OBJECTIVE: Skip all pictures. Write out the data below from its first line through the line that contains "from matplotlib.ticker import".

RECORDED INFORMATION:

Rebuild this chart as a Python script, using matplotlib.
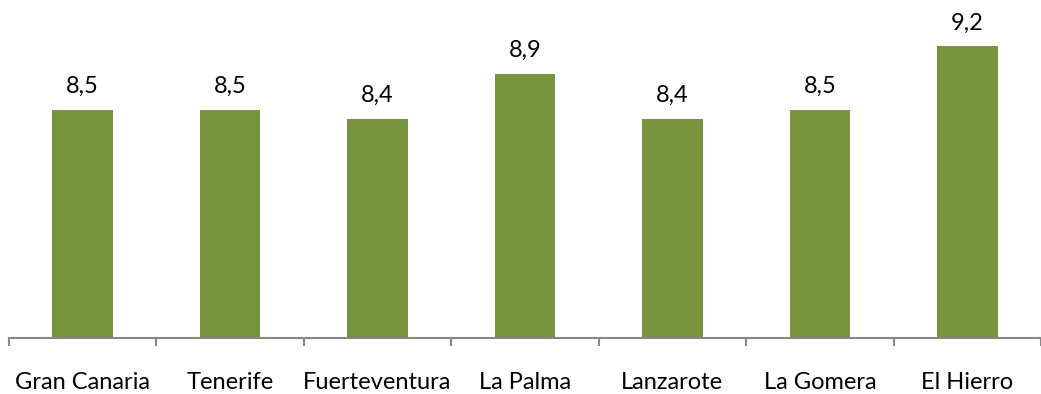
import matplotlib
matplotlib.use("Agg")
import matplotlib.pyplot as plt
import numpy as np

categories = ["Gran Canaria", "Tenerife", "Fuerteventura", "La Palma", "Lanzarote", "La Gomera", "El Hierro"]
values = [8.5, 8.5, 8.4, 8.9, 8.4, 8.5, 9.2]
value_labels = ["8,5", "8,5", "8,4", "8,9", "8,4", "8,5", "9,2"]

plt.rcParams['font.family'] = ['Lato', 'DejaVu Sans']

W, H = 1041, 394
fig = plt.figure(figsize=(W / 100, H / 100), dpi=100)
base_px = 337.5
ax = fig.add_axes([0, (H - base_px) / H, 1, base_px / H])

x = np.arange(len(categories))
bars = ax.bar(x, values, width=0.41, bottom=0, color="#77933C", zorder=2)

px_per_cat = 148.3
left = -0.5 - 9 / px_per_cat
ax.set_xlim(left, left + W / px_per_cat)
ax.set_ylim(6, 6 + base_px / 91.0)

for spine in ["left", "right", "top"]:
    ax.spines[spine].set_visible(False)
ax.spines["bottom"].set_color("#868686")
ax.spines["bottom"].set_linewidth(1.5)
ax.spines["bottom"].set_bounds(-0.5, len(categories) - 0.5)

ax.set_yticks([])
ax.set_xticks(x)
ax.set_xticklabels(categories, fontsize=17)
ax.tick_params(axis="x", which="major", length=0, pad=24.5)
ax.set_xticks(np.arange(len(categories) + 1) - 0.5, minor=True)
ax.tick_params(axis="x", which="minor", length=6, width=1.5, color="#868686", direction="out")

for xi, v, lab in zip(x, values, value_labels):
    ax.annotate(lab, (xi, v), xytext=(0, 12.2), textcoords="offset points",
                ha="center", va="baseline", fontsize=17, color="black")

fig.savefig("out.png", dpi=100)
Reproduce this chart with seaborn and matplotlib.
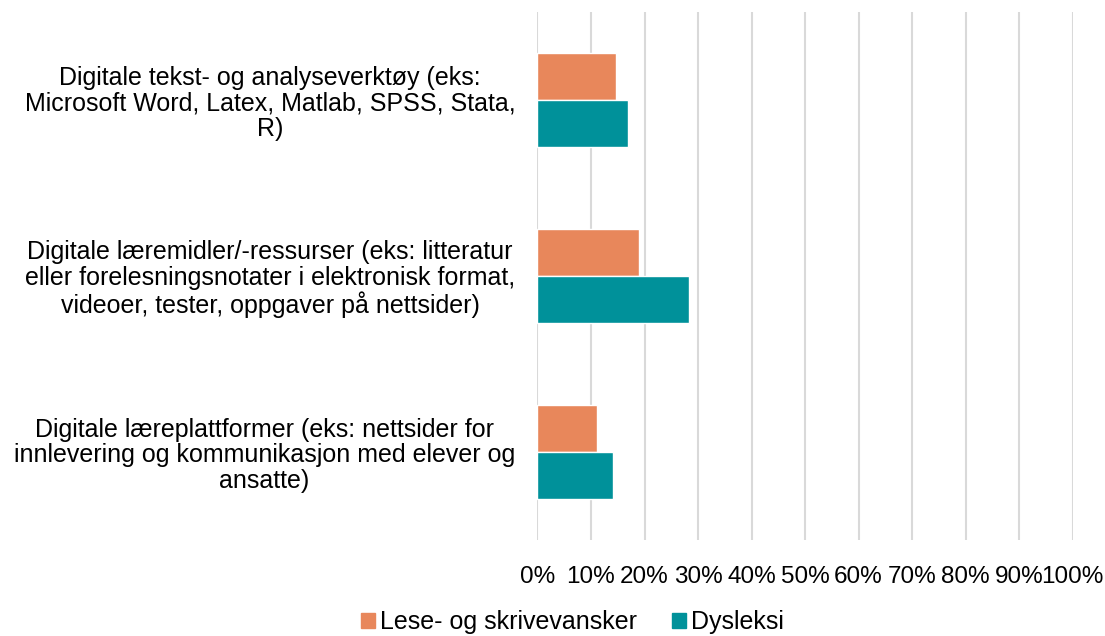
import pandas as pd
import matplotlib.pyplot as plt
import seaborn as sns
from matplotlib.ticker import FuncFormatter, MultipleLocator

# Chart data
categories = [
    'Digitale tekst- og analyseverktøy (eks:\nMicrosoft Word, Latex, Matlab, SPSS, Stata,\nR)',
    'Digitale læremidler/-ressurser (eks: litteratur\neller forelesningsnotater i elektronisk format,\nvideoer, tester, oppgaver på nettsider)',
    'Digitale læreplattformer (eks: nettsider for\ninnlevering og kommunikasjon med elever og\nansatte)',
]
series = ['Lese- og skrivevansker', 'Dysleksi']
lese_skrive = [14.7, 19.0, 11.1]
dysleksi = [16.9, 28.3, 14.2]
colors = ['#E8875B', '#00919A']

df = pd.DataFrame({
    'Category': categories * 2,
    'Group': [series[0]] * 3 + [series[1]] * 3,
    'Value': lese_skrive + dysleksi,
})

sns.set_style('white')
plt.rcParams['font.family'] = ['Liberation Sans', 'DejaVu Sans']

fig = plt.figure(figsize=(11.05, 6.36), dpi=100)
ax = fig.add_axes([0.4864, 0.151, 0.4843, 0.830])

sns.barplot(data=df, x='Value', y='Category', hue='Group', hue_order=series,
            palette=colors, saturation=1, orient='h', width=0.535,
            ax=ax, legend=False)

ax.set_xlim(0, 100)
ax.xaxis.set_major_locator(MultipleLocator(10))
ax.xaxis.set_major_formatter(FuncFormatter(lambda v, p: f'{v:.0f}%'))
ax.grid(axis='x', color='#D9D9D9', linewidth=1.5)
ax.set_axisbelow(True)
for s in ax.spines.values():
    s.set_visible(False)
ax.tick_params(axis='both', length=0, labelsize=17.5, colors='black')
ax.tick_params(axis='x', pad=19)
ax.tick_params(axis='y', pad=16)
for lbl in ax.get_yticklabels():
    lbl.set_multialignment('center')
    lbl.set_linespacing(1.08)
    lbl.set_fontsize(18)
ax.set_xlabel('')
ax.set_ylabel('')

handles = [plt.Rectangle((0, 0), 1, 1, color=c) for c in colors]
fig.legend(handles, series, loc='center', bbox_to_anchor=(0.518, 0.022), ncol=2,
           frameon=False, fontsize=18, handlelength=0.55, handleheight=0.55,
           handletextpad=0.2, columnspacing=1.4, labelcolor='black')

fig.savefig('out.png', dpi=100)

RIGHT ANSWER:
Rebuild this chart as a Python script, using matplotlib.
import matplotlib
matplotlib.use("Agg")
import matplotlib.pyplot as plt
import numpy as np

categories = ["Gran Canaria", "Tenerife", "Fuerteventura", "La Palma", "Lanzarote", "La Gomera", "El Hierro"]
values = [8.5, 8.5, 8.4, 8.9, 8.4, 8.5, 9.2]
value_labels = ["8,5", "8,5", "8,4", "8,9", "8,4", "8,5", "9,2"]

plt.rcParams['font.family'] = ['Lato', 'DejaVu Sans']

W, H = 1041, 394
fig = plt.figure(figsize=(W / 100, H / 100), dpi=100)
base_px = 337.5
ax = fig.add_axes([0, (H - base_px) / H, 1, base_px / H])

x = np.arange(len(categories))
bars = ax.bar(x, values, width=0.41, bottom=0, color="#77933C", zorder=2)

px_per_cat = 148.3
left = -0.5 - 9 / px_per_cat
ax.set_xlim(left, left + W / px_per_cat)
ax.set_ylim(6, 6 + base_px / 91.0)

for spine in ["left", "right", "top"]:
    ax.spines[spine].set_visible(False)
ax.spines["bottom"].set_color("#868686")
ax.spines["bottom"].set_linewidth(1.5)
ax.spines["bottom"].set_bounds(-0.5, len(categories) - 0.5)

ax.set_yticks([])
ax.set_xticks(x)
ax.set_xticklabels(categories, fontsize=17)
ax.tick_params(axis="x", which="major", length=0, pad=24.5)
ax.set_xticks(np.arange(len(categories) + 1) - 0.5, minor=True)
ax.tick_params(axis="x", which="minor", length=6, width=1.5, color="#868686", direction="out")

for xi, v, lab in zip(x, values, value_labels):
    ax.annotate(lab, (xi, v), xytext=(0, 12.2), textcoords="offset points",
                ha="center", va="baseline", fontsize=17, color="black")

fig.savefig("out.png", dpi=100)
Reproduce this chart with seaborn and matplotlib.
import pandas as pd
import matplotlib.pyplot as plt
import seaborn as sns
from matplotlib.ticker import FuncFormatter, MultipleLocator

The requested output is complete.